The proudly South African Bain’s Cape Mountain Whisky not only successfully launched in that city recently, but it was also announced that South Africa’s first and only premium, 100% single grain whisky took gold at the 2015 New York International Spirits Competition.
In addition, The James Sedgwick Distillery where Bain’s Cape Mountain Whisky is crafted at the foot of the Bain’s Kloof Pass in Wellington, received the coveted Best International Whisky Distillery of the Year award.
But what makes an award-winning whisky? The finest local grain, yes. Being distilled in column stills and double matured in casks previously used for bourbon for three years, sure. A further 18 to 30 months maturation in fresh casks? Yes, that too.
But there’s more to it than that. The Bain’s story is of a whisky that doesn’t forget its roots, no matter where in the world it’s being savoured.
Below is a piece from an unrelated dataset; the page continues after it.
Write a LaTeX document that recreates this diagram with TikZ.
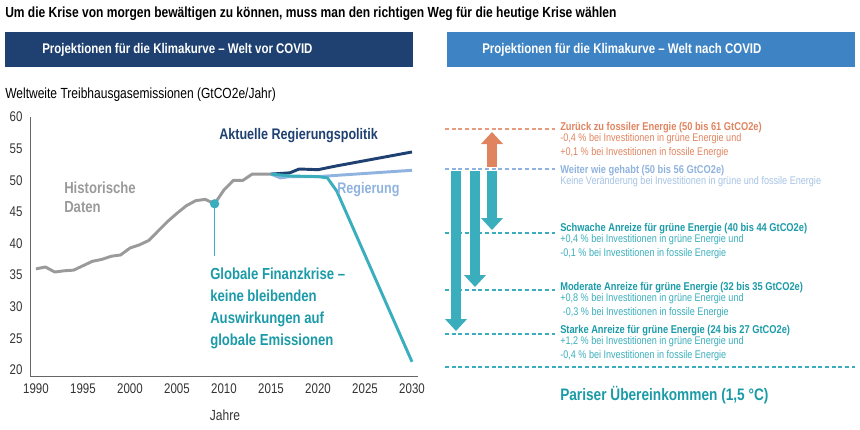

Bain’s pays tribute to Andrew Geddes Bain who helped build the Bain’s Kloof Pass in 1853, and takes its inspiration from the region with its natural beauty, peaks, valleys and wealth of fynbos. And it’s exactly this that gives the local whisky another advantage.
‘Even though Bain’s is driven by style rather than age, the warmer South African climate allows for an accelerated maturation and interaction between spirit and wood. The result is a whisky which portrays maturity and a smoothness at a younger age than most of the Northern Hemisphere producing countries,’ says master distiller Andy Watts.
‘I have been amazed by the interest in South African whisky, the sheer delight when New Yorkers shake my hand, taste Bain’s and declare their astonishment at the exceptional smoothness and quality of our whisky,’ says Watts of the whisky’s triumph in the Big Apple.
Cheers! We’ll certainly drink to that.